Williamstown Theater Festival, Williamstown, MA.
through August 10, 2024
by Jarice Hanson
Photo by Arden Dickson |
The name of David Ives’ newest play at the Williamstown Theater Festival is an enigma. “Pamela Palmer” is the title, and while the name tells the audience nothing about the play, the title is perfect.
The character named Pamela Palmer is seemingly perfect. She’s blonde, beautiful, happily married to a man “in the money industry,” and has a strong spiritual life. Her problem is that something seems wrong with this perfect life, and that makes her anxious. To help her figure out why she feels impending doom, she hires a private eye. She doesn’t expect to be attracted to him, but as the story unfolds in this 85-minute one-act, the perfect life is upended with surprise turns for Pamela, her husband, the private eye, and Pamela’s lower middle-class mother from Akron.
David Ives’ writing is heavy on dialogue and often peppered with genuinely funny lines, but the mood of the piece is a spoof on the noir detective theme. Billed as an “existential romance,” the overarching message is that perfection is an illusion and conspicuous consumption can destroy lives.
What makes the piece work well is the extraordinary collaboration of Ives and Director Walter Bobbie. The two have a long history of collaborating on projects and the harmony they’ve developed shows in this work. Bobbie’s direction in the intimate Centerstage Theater is elegant.
Added to their exploration of such broadly conceived ideas about God, happiness, and anxiety, is a very talented cast that walks the fine line between reality and fiction.

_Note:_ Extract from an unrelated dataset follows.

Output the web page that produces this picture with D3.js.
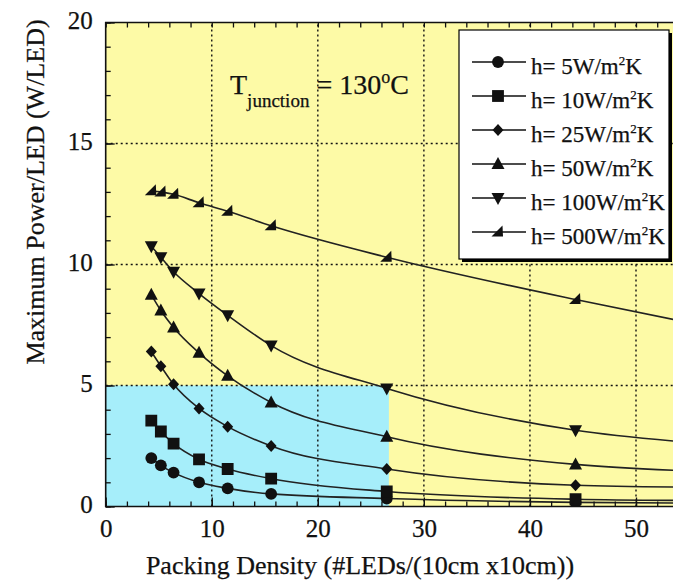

Tina Benko plays Pamela, drawing on traditions of noir and the “beautiful blond” essential to a good detective story. Clark Gregg as the private investigator is seething, sexy, and earthy as gumshoes are. In the role of the erudite husband is Max Gordon Moore who plays the part with a British accent and mannerisms reminiscent of David Niven. Becky Ann Baker portrays Pamela’s cancer-surviving, lower middle-class mother. The actress fills the stage with her presence and provides a key to unlocking Pamela’s past. These actors handle the playwright's dialog masterfully. In one rapid, talky scene between Benko and Moore, the two actually seem to produce electricity. It’s an amazing scene and aptly shows the genius lurking behind the dialog, direction, and actors’ abilities.
This is a play that leaves audience members scratching their heads at the end. There's lots to ponder. It is not neatly wrapped up, but rather, continues the enigmatic metaphor. For those who enjoy this type of ambiguity, "Pamela Palmer" will please. However, as Williamstown’s big production of the summer, it may leave viewers wanting more.